Some twenty years ago I turned back to the sixth verse of the ninth chapter of Isaiah to refresh my memory on the titles bestowed on the Messiah whose coming the prophet foretold. After reading verse six, my eyes fell on verse seven and it impressed me as it had not on former readings. This was probably because I had recently been giving attention to governmental problems and had occasionally heard advanced a very gloomy philosophy, namely, that a government, being the work of man, must, like man, pass through certain changes that mark a human life—that is, be born, grow strong, and then, after a period of maturity, decline and die. It is a repulsive doctrine and my heart rebelled against it. It offends one’s patriotism, too, to be compelled to admit that, in spite of all that can be done, our government must some day perish. In verse seven we read of a government that will not die:
“Of the increase of his government and peace there shall be no end, ... to establish it with judgment and with justice from henceforth even forever.”

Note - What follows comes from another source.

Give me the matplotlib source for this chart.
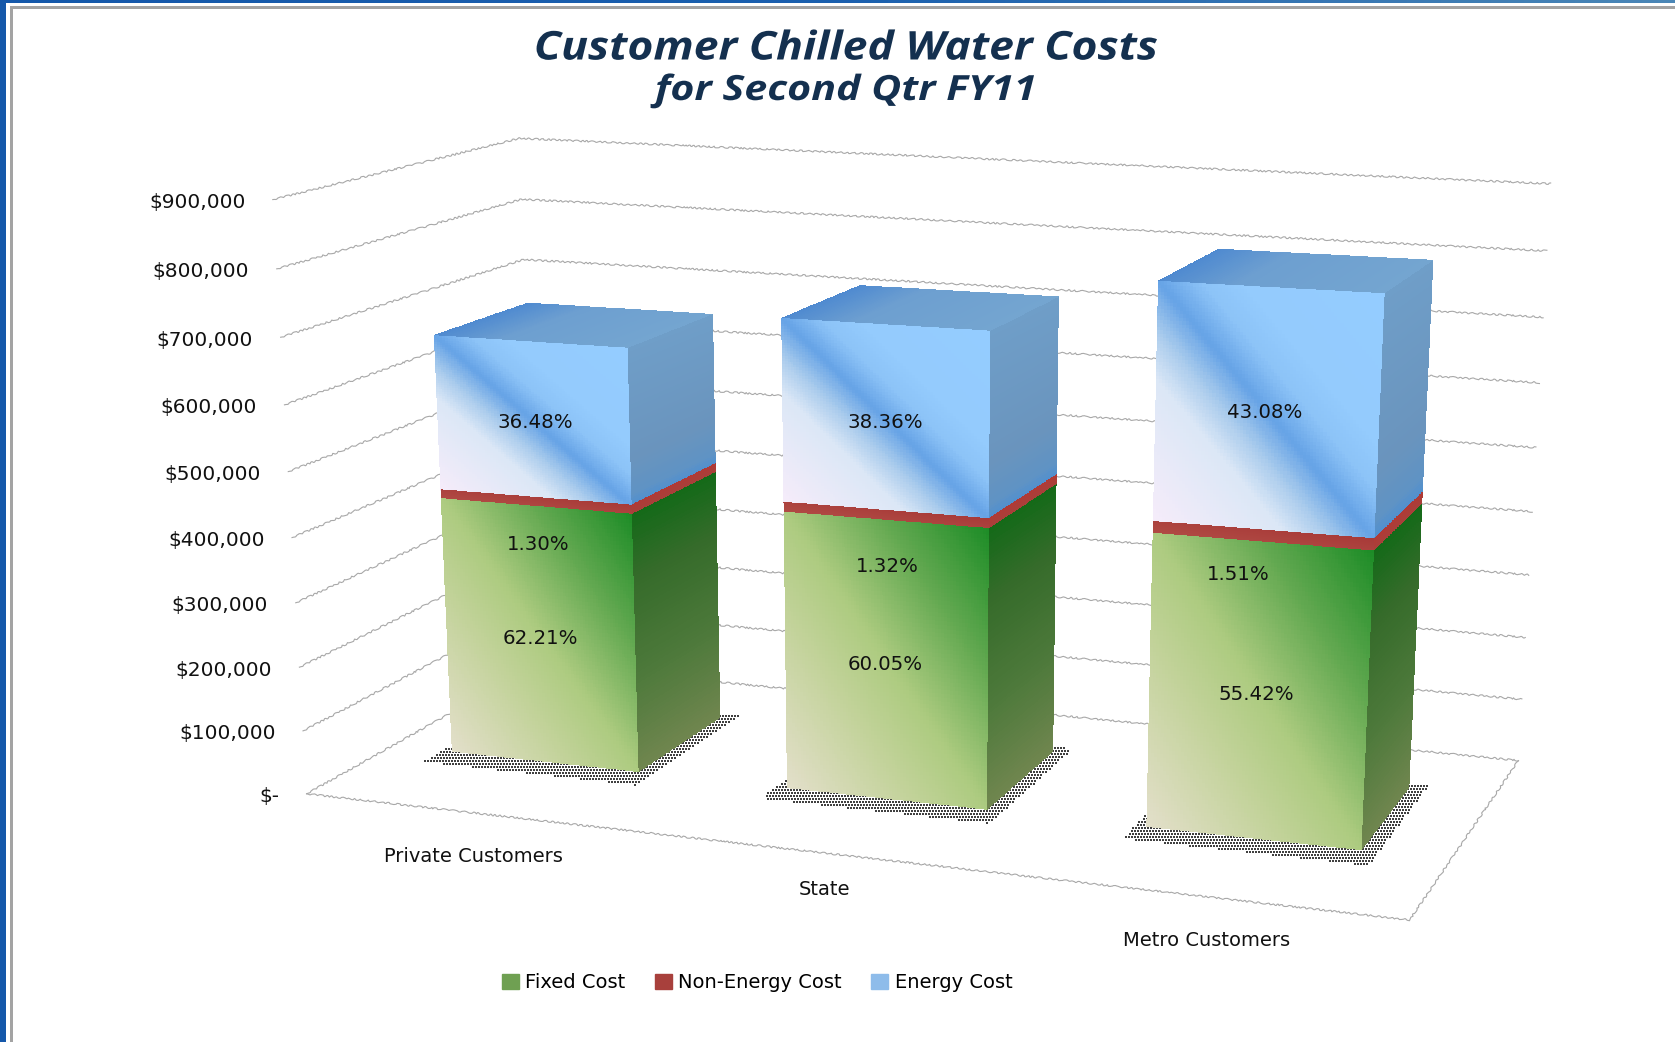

The fault in the philosophy to which I have referred lies in the fact that while government is each day in control of those then living, it really belongs to generations rather than to individuals. As one generation passes off the stage another comes on; therefore, there is no reason why this government should ever be weaker or worse than it is now unless our people decline in virtue, intelligence and patriotism. It should grow better as the people improve.
In the verse quoted we find that the enduring government—the government of Christ—is to rest on justice. And so, our government must rest on justice if it is to endure. But what is justice? We are familiar with this word but how shall it be interpreted in governmental terms? Christ furnished the solution—He presented a scheme of Universal Brotherhood in which justice will be possible.
To show how important this doctrine of brotherhood is, let us consider for a moment the alternative relationship. There are but two attitudes that one can assume in regard to his fellowmen—the attitude of brother and the attitude of the brute; there is no middle ground.
This is the choice that each human being must make—a choice as distinct and fundamental as the choice between God and Baal; and it is a choice not unlike that.
One may be a very weak brother or a very feeble brute, but each person is, consciously or unconsciously, controlled by the sympathetic spirit of brotherhood or he hunts for spoil with the savage hunger of a beast of prey.